I hadn’t been to Los Algodones since last winter. There have been a few changes since then.
First, the tribal parking lot has upped its price from $6 to $10. And now there’s a machine that accepts cards and spits out a receipt, although there’s an attendant who takes your card and does business with the machine for you. If you want to pay cash they no longer give change.
Second, they’ve changed traffic flow a bit. You used to make a right turn and then a left after paying. Now you just continue straight.
On the Mexican side of the border they’ve changed the entry point. Now, instead of continuing more or less straight, weaving around a couple of buildings, and ending up on Calle 2 (yellow line), you follow a new walkway along the border fence to Calle 3. (pink line) I had to reorient myself a little. However, as a helpful local informed me, you cross back into the US the old way, off Calle 2. (green line)

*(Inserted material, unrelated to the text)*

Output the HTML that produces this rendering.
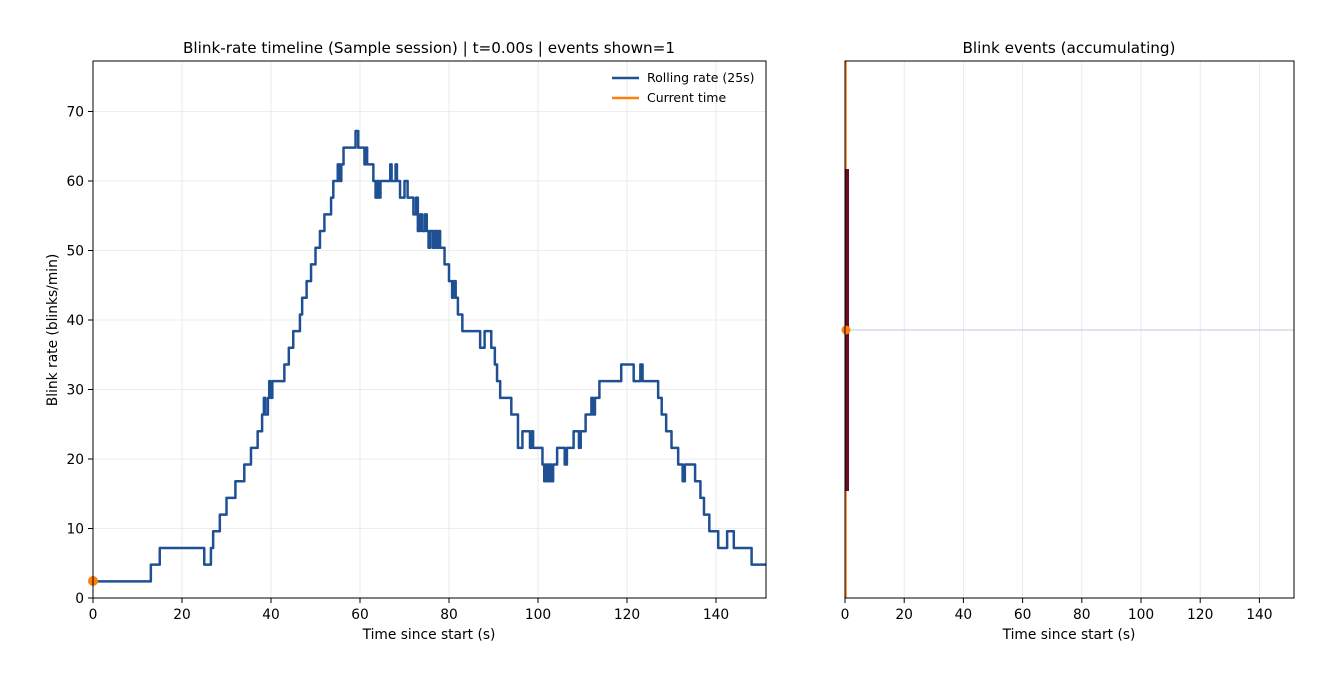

The line at Customs & Immigration still trails back along the shaded sidewalk on Ave. Mariano Maria Lee, and there are the usual vendors (perhaps more of them). There’s still an agent at the first gate checking to see if you have your passport, and there’s still the turnstile. But now there’s only one door into the building being used, and they ring a doorbell when the next person may enter. Mmmm, okay. There have been as many as four agents on duty, but at this time there were only two.
I know the best time to get in and out of Los Algodones is early in the morning or in the evening, but I went at about noon anyway, when the line is usually the longest. It wasn’t the worst line I had been in, but it was still 47 minutes until I was out the door. I timed it.
So it was one of those familiar-but-different situations. But isn’t that pretty much the way life unfolds anyway.